Absorbent products such as pads and adult diapers are available for incontinence. There are many designs. Some pads or panty liners have adhesive strips that attach to underwear. There are also undergarments, adult briefs and protective underwear. There are guards and drip collection pouches for men.

These products all absorb urine leakage and they help protect the skin from urine accordingly, they keep urine from wetting clothing. Pads can be disposable or reusable.

Absorbent incontinence products are designed to absorb and hold urine. Feminine hygiene pads are designed to absorb blood, not urine. The advantage of using incontinence products is that the surface area is closest to the urethral opening, which is above the vaginal opening. The pads are super absorbent and they cause less skin irritation and fewer rashes. Reusable pads are made of cloth with a rayon or polyester core and helps urine absorb.

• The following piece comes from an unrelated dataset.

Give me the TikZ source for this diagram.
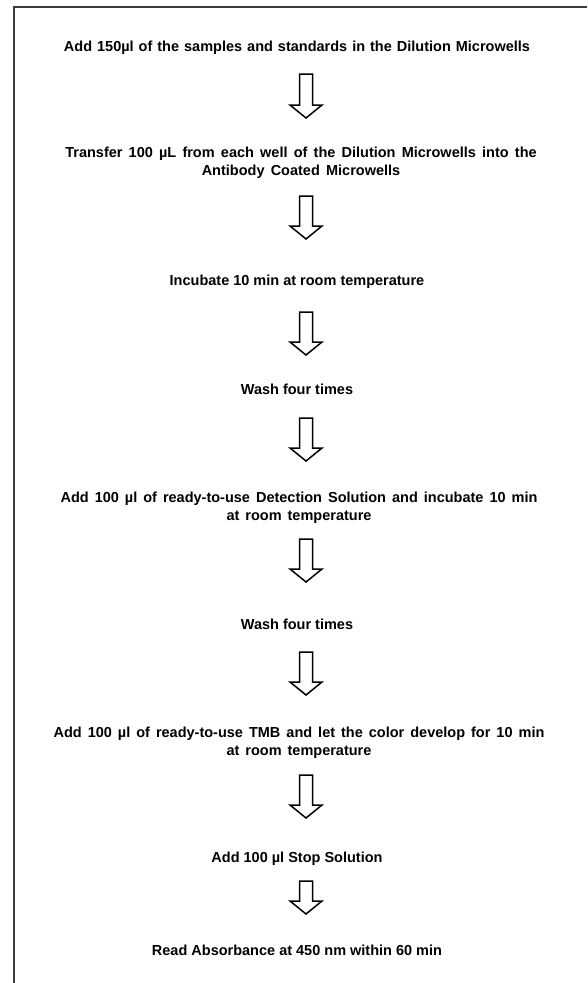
\documentclass[tikz,border=0pt]{standalone}
\usepackage{fontspec}
\setmainfont{Liberation Sans}
\usetikzlibrary{calc}
\definecolor{framegray}{HTML}{3C3C3C}
\tikzset{
  stepbox/.style={font=\bfseries\fontsize{14.5}{18}\selectfont, align=center, inner sep=0pt, text=black},
  widespace/.style={execute at begin node={\spaceskip=#1pt\relax}},
  blockarrowstyle/.style={draw=black, line width=1.5pt, fill=white, line join=miter},
  framestyle/.style={draw=framegray, line width=2pt}
}
\newcommand\blockarrow[2]{%
  \draw[blockarrowstyle] let \p1=(#1), \p2=(#2) in
    (\x1-6.5pt,\y1) -- (\x1+6.5pt,\y1) -- (\x1+6.5pt,\y2+13pt) -- (\x1+16pt,\y2+13pt)
    -- (\x1,\y2) -- (\x1-16pt,\y2+13pt) -- (\x1-6.5pt,\y2+13pt) -- cycle;}
\begin{document}
\begin{tikzpicture}[x=1pt,y=-1pt]
\useasboundingbox (0,0) rectangle (587,983);
\draw[framestyle] (14,983) -- (14,6.5) -- (587,6.5);

\node[stepbox, widespace=5.0] (t1) at (297,48) {Add 150µl of the samples and standards in the Dilution Microwells};
\node[stepbox, widespace=6.2] (t2) at (301,163) {Transfer 100 µL from each well of the Dilution Microwells into the\\Antibody Coated Microwells};
\node[stepbox] (t3) at (297,282) {Incubate 10 min at room temperature};
\node[stepbox] (t4) at (297,389) {Wash four times};
\node[stepbox, widespace=6.0] (t5) at (299,508) {Add 100 µl of ready-to-use Detection Solution and incubate 10 min\\at room temperature};
\node[stepbox] (t6) at (297,624) {Wash four times};
\node[stepbox, widespace=6.0] (t7) at (299,743) {Add 100 µl of ready-to-use TMB and let the color develop for 10 min\\at room temperature};
\node[stepbox] (t8) at (297,859) {Add 100 µl Stop Solution};
\node[stepbox] (t9) at (297,950) {Read Absorbance at 450 nm within 60 min};

\coordinate (a1s) at (306,74);  \coordinate (a1e) at (306,118);
\coordinate (a2s) at (306,196); \coordinate (a2e) at (306,239);
\coordinate (a3s) at (306,312); \coordinate (a3e) at (306,355);
\coordinate (a4s) at (306,418); \coordinate (a4e) at (306,461);
\coordinate (a5s) at (306,539); \coordinate (a5e) at (306,582);
\coordinate (a6s) at (306,652); \coordinate (a6e) at (306,695);
\coordinate (a7s) at (306,775); \coordinate (a7e) at (306,818);
\coordinate (a8s) at (306,881); \coordinate (a8e) at (306,914);

\blockarrow{a1s}{a1e}
\blockarrow{a2s}{a2e}
\blockarrow{a3s}{a3e}
\blockarrow{a4s}{a4e}
\blockarrow{a5s}{a5e}
\blockarrow{a6s}{a6e}
\blockarrow{a7s}{a7e}
\blockarrow{a8s}{a8e}
\end{tikzpicture}
\end{document}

When choosing a product, consider ease of use. Consider whether you need to remove outer clothing to change the device. Also consider absorbency, the liner, and the materials. For example, outside coverings made of plastic may irritate skin. Cost is also a concern for many people.

Toilet Substitutes

Portable devices can be very helpful if you cannot get to a regular toilet. These devices include commode seats or bedside commodes. There are also bedpans and urinals.

A bedside commode is placed close to the bed. It is easy to use at night or on a floor of the house with no bathroom. When choosing a commode you should consider its height and weight, how easy it is to empty, seat type, and cost. A soft surface may be more comfortable.

There are also raised seats (toilet raisers) that can help you get up and down from a regular toilet on your own.

Bedpans are usually not very effective or comfortable. Special fracture pans can help if you are recovering from surgery and can't get out of bed.

Urinals (plastic jug-type devices) are useful if you cannot move easily. You urinate into these devices directly. They can help when restrooms are not accessible. They are also useful when traveling. And they are an option if you are confined to a bed or chair. Most urinals, such as the newer spill proof ones, are easier for men to use. Urinals for women are not as easy to use.

Skin Care Products

If you are using incontinence devices or products, you may need skin care. Over time, urine leakage can cause skin breakdown, rash and redness. Urine on your skin can lead to bacteria growth and infection.

Soaps, skin products, topical antimicrobials, cleansers and skin barrier products can all help if used properly. Frequent washing with soap and water can dry out your skin. Rinses or cleansers made to remove urine may be better for washing the skin around the urethra.

Disposable wipes or wash clothes rather than toilet tissue may help keep your skin healthy. Moisturizing creams, lotions or pastes keep the skin moist. They seal in or add moisture. Barrier products protect the skin from contact with moisture. They lower friction from absorbent incontinence products.